Friday, January 7, 2011
Wednesday, January 5, 2011
January has always been a beast of a month on my calendar, associated mainly with the grieving that comes after untimely death, as well as the polar opposite of summer's abundance here in the Northern Hemisphere. Every year I try once again to love the short days, the impenetrable sog and pervasive grey. How many shades of grey are there to learn to love? Too many.
Not much work; it's the seasonal lull. Dangerous, this too-much-free-time. I'm routine-ridden, dependent on a particular predictability with just enough spaces between the lines to pursue my passions. So today it was grocery shopping, 45 minutes of yoga, and getting on with the business of submitting poetry for publication (odious task, that).
So far, all is well. A glass of Sancerre, and dinner asimmer.
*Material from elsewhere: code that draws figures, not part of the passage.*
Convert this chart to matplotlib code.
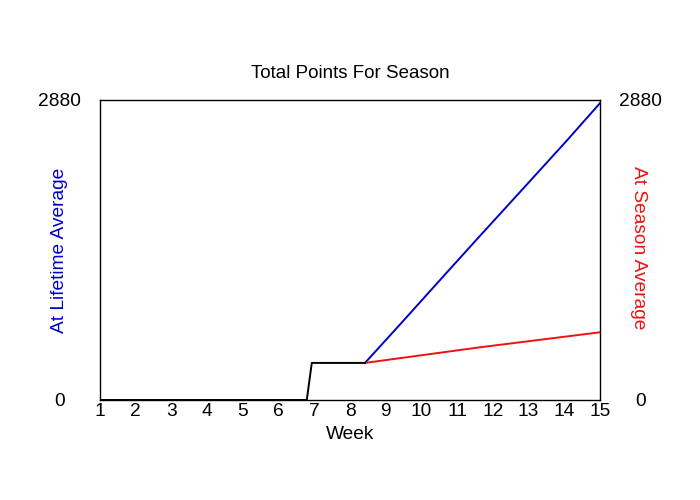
import matplotlib
matplotlib.use("Agg")
import matplotlib.pyplot as plt

plt.rcParams['font.family'] = ['Liberation Sans', 'DejaVu Sans']

# Data
actual_weeks = [1, 6.79, 6.93, 8.42]
actual_points = [0, 0, 356, 356]

lifetime_weeks = [8.42, 9.4, 10.6, 11.55, 12.95, 14.07, 15]
lifetime_points = [356, 725, 1182, 1542, 2068, 2490, 2850]

season_weeks = [8.42, 11.64, 15]
season_points = [356, 506, 650]

x_ticks = list(range(1, 16))
y_ticks = [0, 2880]

fig = plt.figure(figsize=(7, 5), dpi=100)
ax = fig.add_axes([100/700, 100/500, 500/700, 300/500])

ax.plot(lifetime_weeks, lifetime_points, color='#0000cc', lw=1.4)
ax.plot(season_weeks, season_points, color='#ee1111', lw=1.4)
ax.plot(actual_weeks, actual_points, color='black', lw=1.4)

ax.set_xlim(1, 15)
ax.set_ylim(0, 2880)
ax.set_xticks(x_ticks)
ax.set_xticklabels([str(v) for v in x_ticks], fontsize=13.8)
ax.tick_params(axis='x', length=0, pad=2.5)
ax.set_yticks(y_ticks)
ax.set_yticklabels([str(v) for v in y_ticks], fontsize=13.8)
ax.tick_params(axis='y', length=0, pad=29, labelright=True, right=False)
for t in ax.yaxis.get_major_ticks():
    t.label1.set_horizontalalignment('center')
    t.label2.set_horizontalalignment('center')
    t.label2.set_fontsize(13.8)

for s in ax.spines.values():
    s.set_linewidth(1.0)

ax.set_title('Total Points For Season', fontsize=13.5, pad=16)
ax.set_xlabel('Week', fontsize=13.8, labelpad=4)
fig.text(60/700, 1 - 250/500, 'At Lifetime Average', color='#0000cc', fontsize=13.8,
         rotation=90, ha='center', va='center')
fig.text(638/700, 1 - 248/500, 'At Season Average', color='#ee1111', fontsize=13.8,
         rotation=270, ha='center', va='center')

fig.savefig('out.png', dpi=100)
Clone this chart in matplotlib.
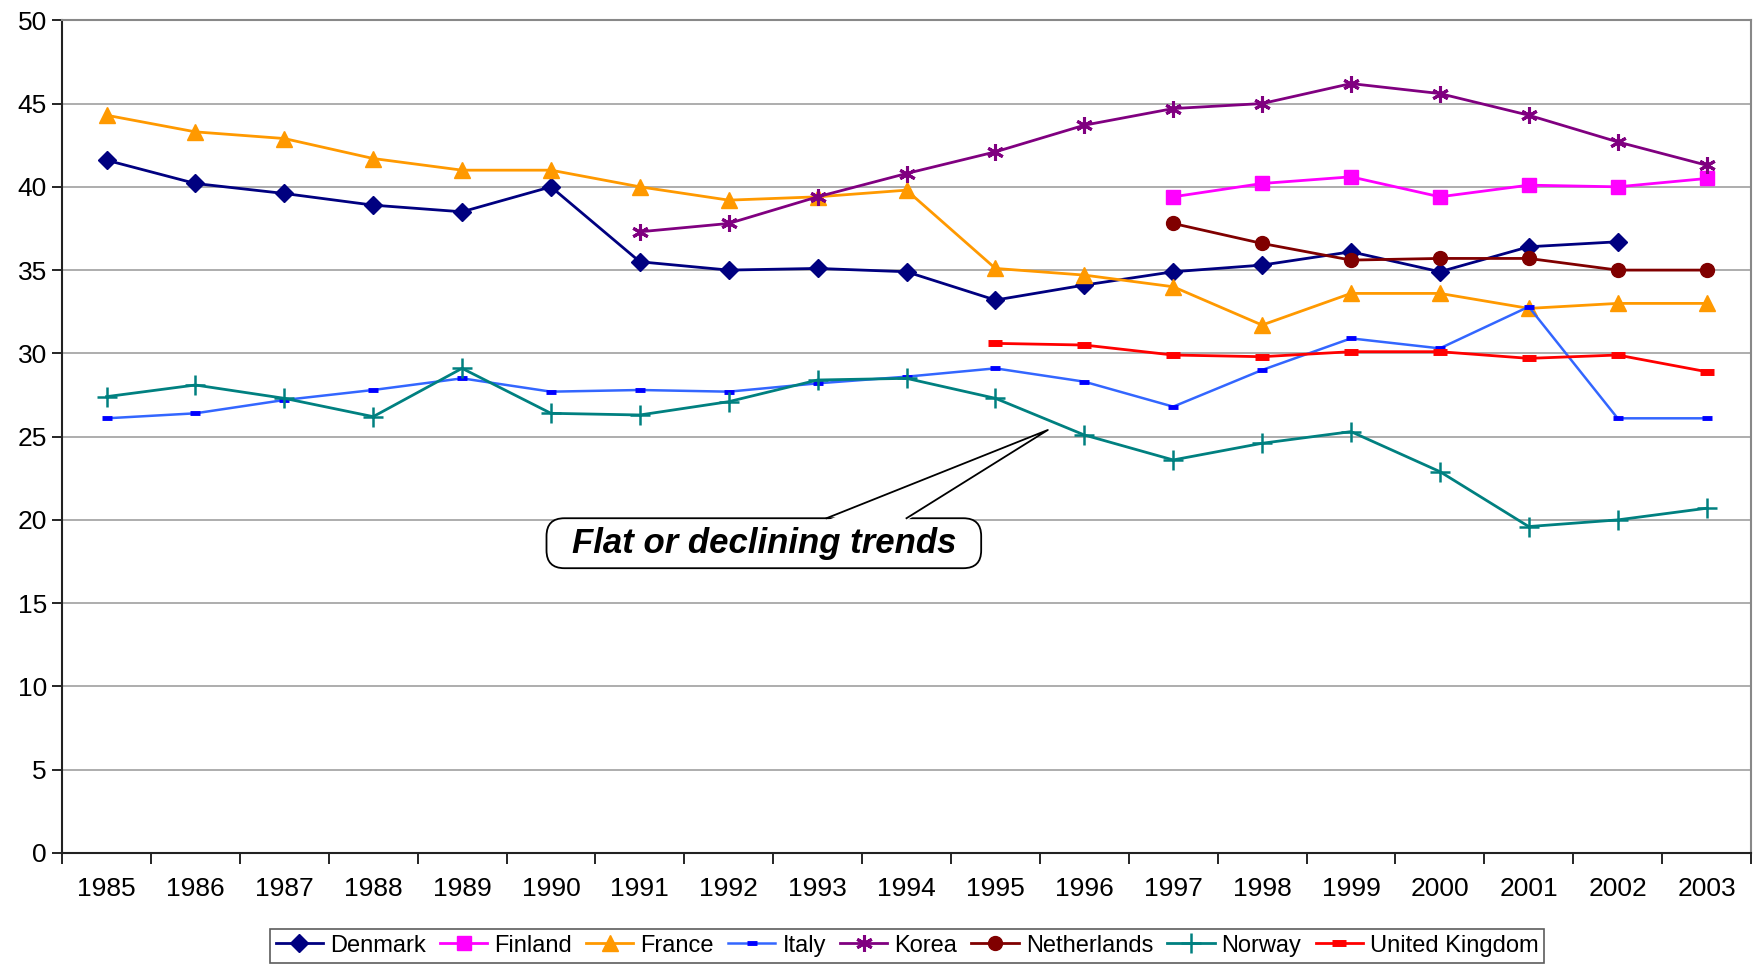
import numpy as np
import matplotlib
matplotlib.use("Agg")
import matplotlib.pyplot as plt
from matplotlib.patches import FancyBboxPatch, Polygon

years = [str(y) for y in range(1985, 2004)]
nan = np.nan

denmark = [41.6, 40.2, 39.6, 38.9, 38.5, 40.0, 35.5, 35.0, 35.1, 34.9,
           33.2, 34.1, 34.9, 35.3, 36.1, 34.9, 36.4, 36.7, nan]
finland = [nan] * 12 + [39.4, 40.2, 40.6, 39.4, 40.1, 40.0, 40.5]
france = [44.3, 43.3, 42.9, 41.7, 41.0, 41.0, 40.0, 39.2, 39.4, 39.8,
          35.1, 34.7, 34.0, 31.7, 33.6, 33.6, 32.7, 33.0, 33.0]
italy = [26.1, 26.4, 27.2, 27.8, 28.5, 27.7, 27.8, 27.7, 28.2, 28.6,
         29.1, 28.3, 26.8, 29.0, 30.9, 30.3, 32.8, 26.1, 26.1]
korea = [nan] * 6 + [37.3, 37.8, 39.4, 40.8, 42.1, 43.7, 44.7, 45.0,
                     46.2, 45.6, 44.3, 42.7, 41.3]
netherlands = [nan] * 12 + [37.8, 36.6, 35.6, 35.7, 35.7, 35.0, 35.0]
norway = [27.4, 28.1, 27.3, 26.2, 29.1, 26.4, 26.3, 27.1, 28.4, 28.5,
          27.3, 25.1, 23.6, 24.6, 25.3, 22.9, 19.6, 20.0, 20.7]
uk = [nan] * 10 + [30.6, 30.5, 29.9, 29.8, 30.1, 30.1, 29.7, 29.9, 28.9]

callout_text = "Flat or declining trends"

plt.rcParams["font.family"] = ["Liberation Sans", "DejaVu Sans"]

fig = plt.figure(figsize=(17.58, 9.66), dpi=100)
ax = fig.add_axes([0.0353, 0.117, 0.9607, 0.862])

x = np.arange(len(years))

# (data, label, line colour, marker, marker colour, markersize, mew)
series = [
    (denmark, "Denmark", "#000080", "D", "#000080", 9, 1),
    (finland, "Finland", "#FF00FF", "s", "#FF00FF", 10, 1),
    (france, "France", "#FF9900", "^", "#FF9900", 12, 1),
    (italy, "Italy", "#3366FF", "_", "#0000FF", 7, 3.5),
    (korea, "Korea", "#800080", (6, 2, 0), "#800080", 12, 2.2),
    (netherlands, "Netherlands", "#800000", "o", "#800000", 10, 1),
    (norway, "Norway", "#008080", "+", "#008080", 14, 1.8),
    (uk, "United Kingdom", "#FF0000", "_", "#FF0000", 10, 5),
]

for vals, lab, col, mk, mcol, ms, mew in series:
    ax.plot(x, vals, color=col, lw=2 if lab != "Italy" else 1.8,
            marker=mk, markersize=ms, markerfacecolor=mcol,
            markeredgecolor=mcol, markeredgewidth=mew, label=lab,
            zorder=3)

ax.set_xlim(-0.5, len(years) - 0.5)
ax.set_ylim(0, 50)
ax.set_yticks(np.arange(0, 51, 5))
ax.set_xticks(x)
ax.set_xticklabels(years)
ax.set_xticks(np.arange(-0.5, len(years), 1), minor=True)
ax.tick_params(axis="x", which="major", length=0, pad=17, labelsize=19)
ax.tick_params(axis="x", which="minor", length=8, width=1.2, direction="out")
ax.tick_params(axis="y", length=7, width=1.2, direction="out", labelsize=19, pad=4)

ax.grid(axis="y", color="#a0a0a0", lw=1.2, zorder=0)
ax.set_axisbelow(True)
for s in ["top", "right"]:
    ax.spines[s].set_color("#888888")
    ax.spines[s].set_linewidth(1.5)
for s in ["left", "bottom"]:
    ax.spines[s].set_color("#222222")
    ax.spines[s].set_linewidth(1.5)

# callout box with pointer
bx0, bx1, by0, by1 = 4.95, 9.84, 17.1, 20.1
box = FancyBboxPatch((bx0, by0), bx1 - bx0, by1 - by0,
                     boxstyle="round,pad=0,rounding_size=0.2",
                     mutation_aspect=5.34, fc="white", ec="black", lw=1.3,
                     zorder=5)
ax.add_patch(box)
tip = (10.59, 25.4)
base_l, base_r = 8.1, 9.0
ax.add_patch(Polygon([(base_l, by1 - 0.15), tip, (base_r, by1 - 0.15)],
                     closed=True, fc="white", ec="none", zorder=6))
ax.plot([base_l, tip[0], base_r], [by1, tip[1], by1], color="black",
        lw=1.3, zorder=7)
ax.text((bx0 + bx1) / 2, (by0 + by1) / 2, callout_text, ha="center",
        va="center", fontsize=25, fontweight="bold", fontstyle="italic",
        zorder=8)

leg = fig.legend(loc="center", bbox_to_anchor=(0.516, 0.021), ncol=8,
                 frameon=True, fancybox=False, fontsize=17,
                 handlelength=2.0, handletextpad=0.3, columnspacing=0.6,
                 borderpad=0.25)
leg.get_frame().set_edgecolor("#333333")
leg.get_frame().set_linewidth(1.2)

fig.savefig("out.png", dpi=100)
So many winters of living dangerously close to the bone -- to the marrow -- dependent on a cupboard of stored beans and 79 cent bags of pasta, the odd squash, some plums frozen in a recycled margarine tub. It was never a matter of rubbing two pennies together as much as locating the single penny. I'm not exaggerating here, unfortunately. It's a difficult thing to write about, and I relive it -- and every other dank & desperate fact of deep winter -- every January.
But then I count my friends and my wonderful sons and my five quirky & magnificent sisters and of course, my dear Paul, and the measure of abundance right here, right now, is spilling over the edges of the cup. And the cup dings when I tap its crystal edges.
Tuesday, January 4, 2011
1. Mine leapt to its death in a Westport carpark;
2. P. dropped his in a toilet at Yeat's gravesite;
3. P. lost his next camera in a sweater shop in the Aran Islands.
The camera gods were not looking down on us with benevolence.
At Aran Islands Sweater Market on Inishmore, P. left the clerk his email and home addresses, in case the camera showed up. And it did indeed show up, on New Year's Eve, via the U.S. Postal Service. Neatly packed in a box, all 500+ photos intact. Sixteen months after he lost it.
There was no note enclosed, but our guess is that it slipped down between fixtures, and made its appearance when things were getting moved around. Needless to mention that we are delighted and astonished! Now we are camera-rich, and, as always, have only good things to say about the Irish.
In other news, we've had snow, soft pellets -- unsifted confectioner's sugar -- which have lingered for a week --
Woods walk --
A few small puddly ponds have frozen and I'm six years old again, crackling the edges and tossing pebbles which skip off the translucent surface.
I'm enamored of leaves suspended below the surface,
of ice shards cracked away and refrozen.
Sugared ferns --
Looking for the beautiful in what I otherwise think of as the grimmest of months.
Saturday, January 1, 2011
I'm especially fond of orange pez "straw":
And who's to say that Dorothy Gale of Kansas wasn't the real Virgin Mary?